February 3, 2006

William Langford
Associate Director
Regulatory Policy and Programs Division
Financial Crimes Enforcement Network
U.S. Department of the Treasury
Washington, DC

Dear Mr. Langford:

The Investment Company Institute1 is writing to request your concurrence in our interpretation of the correspondent account provisions in the new rules under Section 312 of the USA PATRIOT Act (the "Correspondent Account Rule").2 We respectfully request that Treasury concur with our view that Fund/SERV accounts (defined below) are "established, maintained, administered, or managed," as those terms are used in the Correspondent Account Rule, by the mutual fund for the NSCC member firm and not for the firm's customers.3 We believe that this interpretation is clearly supported by the rule text and fully consistent with both the policies underlying the USA PATRIOT Act and the Treasury staff's earlier interpretation of the mutual fund customer identification program rule (the "CIP Rule") in the Fund/SERV context.

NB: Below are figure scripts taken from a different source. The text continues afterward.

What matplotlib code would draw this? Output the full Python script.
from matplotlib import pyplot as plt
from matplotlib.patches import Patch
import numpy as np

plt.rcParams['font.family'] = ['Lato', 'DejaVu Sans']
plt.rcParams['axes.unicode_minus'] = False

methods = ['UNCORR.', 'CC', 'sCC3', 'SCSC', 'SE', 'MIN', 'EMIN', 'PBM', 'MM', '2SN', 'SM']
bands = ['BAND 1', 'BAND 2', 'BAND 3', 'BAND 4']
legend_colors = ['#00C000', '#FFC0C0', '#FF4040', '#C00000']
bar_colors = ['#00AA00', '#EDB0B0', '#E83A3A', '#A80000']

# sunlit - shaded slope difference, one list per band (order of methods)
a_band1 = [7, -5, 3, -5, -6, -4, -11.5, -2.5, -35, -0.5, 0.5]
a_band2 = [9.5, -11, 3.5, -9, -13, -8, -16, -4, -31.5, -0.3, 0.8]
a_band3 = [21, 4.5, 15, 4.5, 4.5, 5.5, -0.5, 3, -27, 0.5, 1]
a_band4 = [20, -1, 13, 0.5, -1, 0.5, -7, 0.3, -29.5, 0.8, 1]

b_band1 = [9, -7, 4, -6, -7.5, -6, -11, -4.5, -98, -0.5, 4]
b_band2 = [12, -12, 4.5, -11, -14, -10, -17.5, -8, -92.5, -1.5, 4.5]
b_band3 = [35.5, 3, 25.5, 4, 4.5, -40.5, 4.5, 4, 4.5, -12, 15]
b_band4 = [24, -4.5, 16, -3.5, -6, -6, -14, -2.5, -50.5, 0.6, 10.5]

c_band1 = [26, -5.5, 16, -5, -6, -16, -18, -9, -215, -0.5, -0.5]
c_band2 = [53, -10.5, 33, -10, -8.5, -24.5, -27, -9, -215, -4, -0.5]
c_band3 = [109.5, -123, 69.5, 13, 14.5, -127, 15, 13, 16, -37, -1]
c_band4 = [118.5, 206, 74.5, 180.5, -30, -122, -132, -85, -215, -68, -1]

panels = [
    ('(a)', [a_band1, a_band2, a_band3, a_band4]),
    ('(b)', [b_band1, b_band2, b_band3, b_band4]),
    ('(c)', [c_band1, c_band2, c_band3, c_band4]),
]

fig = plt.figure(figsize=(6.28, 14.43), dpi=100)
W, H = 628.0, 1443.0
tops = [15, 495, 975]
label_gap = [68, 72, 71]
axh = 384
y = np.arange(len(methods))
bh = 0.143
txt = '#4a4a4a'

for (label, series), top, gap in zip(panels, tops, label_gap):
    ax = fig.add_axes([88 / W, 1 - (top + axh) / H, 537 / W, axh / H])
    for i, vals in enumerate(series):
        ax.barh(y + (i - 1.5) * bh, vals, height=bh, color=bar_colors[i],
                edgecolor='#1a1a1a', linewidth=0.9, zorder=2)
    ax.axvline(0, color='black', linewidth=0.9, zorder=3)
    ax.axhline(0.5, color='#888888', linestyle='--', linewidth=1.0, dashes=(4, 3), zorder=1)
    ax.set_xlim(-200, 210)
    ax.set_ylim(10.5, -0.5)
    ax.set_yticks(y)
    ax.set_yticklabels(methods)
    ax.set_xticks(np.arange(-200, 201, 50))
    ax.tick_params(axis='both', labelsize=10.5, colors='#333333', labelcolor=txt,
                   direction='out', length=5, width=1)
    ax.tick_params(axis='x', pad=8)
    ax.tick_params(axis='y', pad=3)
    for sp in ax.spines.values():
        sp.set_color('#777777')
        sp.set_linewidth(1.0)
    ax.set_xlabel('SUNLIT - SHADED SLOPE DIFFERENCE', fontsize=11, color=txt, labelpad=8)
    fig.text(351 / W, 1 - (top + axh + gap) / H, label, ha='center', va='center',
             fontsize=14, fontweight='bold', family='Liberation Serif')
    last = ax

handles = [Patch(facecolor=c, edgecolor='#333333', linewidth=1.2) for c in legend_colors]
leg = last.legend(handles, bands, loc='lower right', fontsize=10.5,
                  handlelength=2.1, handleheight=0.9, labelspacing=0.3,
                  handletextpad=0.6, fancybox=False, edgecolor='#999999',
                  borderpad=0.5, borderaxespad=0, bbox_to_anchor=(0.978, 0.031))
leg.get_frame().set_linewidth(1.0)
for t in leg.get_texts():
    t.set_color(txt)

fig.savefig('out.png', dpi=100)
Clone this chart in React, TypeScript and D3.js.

Given the Correspondent Account Rule's April 4th implementation deadline for new accounts and the fundamental importance of Fund/SERV to the processing of purchases, redemptions, and exchanges of mutual fund shares, we strongly urge Treasury to respond as quickly as possible.

Table of Contents

The Application of the Correspondent Account Rule to Fund/SERV Accounts
Request for Concurrence

The Application of the Correspondent Account Rule to Fund/SERV Accounts
The Correspondent Account Rule requires every mutual fund to establish a due diligence program reasonably designed to enable it to detect and report money laundering activity involving any correspondent account established, maintained, administered, or managed by the mutual fund for a foreign financial institution.4

We are writing with respect to accounts opened by U.S. financial institutions with mutual funds for the purpose of effecting transactions of fund shares that are cleared and settled through the National Securities Clearing Corporation's Fund/SERV system ("Fund/SERV accounts"). We believe that the Correspondent Account Rule does not apply to a Fund/SERV account established, maintained, administered, or managed for an NSCC member firm that is a U.S. financial institution, even if the firm's customer is a foreign financial institution.5 In that case, the Correspondent Account Rule would apply to the account held by the NSCC member firm for the foreign financial institution. See Figure 1.

Figure 1

 

 

 

 

 

 

 

 

 

 

 

 

 

 

 

 

A. Background on Fund/SERV
For purposes of our analysis, we briefly describe below several characteristics that apply to all mutual fund accounts established through Fund/SERV:

  • Access to the Fund/SERV system is restricted to NSCC member firms. NSCC membership is limited to financial institutions domiciled or regulated in the U.S. and other firms approved by the NSCC Board of Directors.6 Foreign financial institutions are eligible for membership in NSCC only if they fit within one of the NSCC membership categories. We understand that no foreign financial institution currently is an NSCC member firm.7
  • Mutual funds are not required to verify the identity of customers of an NSCC member firm that invest in mutual funds through the firm via Fund/SERV. In August 2003, the staff of Treasury and the SEC issued a joint FAQ that addresses the application of the CIP Rule to Fund/SERV accounts. In answer to the question of whether, in that context, the firm's customers also are customers of the mutual fund, the staff responded:
  • A: No. . . . If an intermediary opens an account with a mutual fund through the NSCC Fund/SERV system, the intermediary would be the person that opens the new account, and the intermediary's customers would not be customers of the mutual fund.8
  • The clearance and settlement process through Fund/SERV is completely separate and distinct from the investor's funding of his or her transactions.9 As a result, the fund has no knowledge of the source of the investor's funds.
  • The investor's relationship with the NSCC member firm is such that the investor will be subject to the NSCC member firm's AML policies and procedures, including any policies and procedures with respect to correspondent accounts for foreign financial institutions. Accordingly, the NSCC member firm will have a legal duty to determine whether the investor is a foreign financial institution (as defined in the Correspondent Account Rule) and subject the investor's account to the appropriate level of due diligence required by the Correspondent Account Rule.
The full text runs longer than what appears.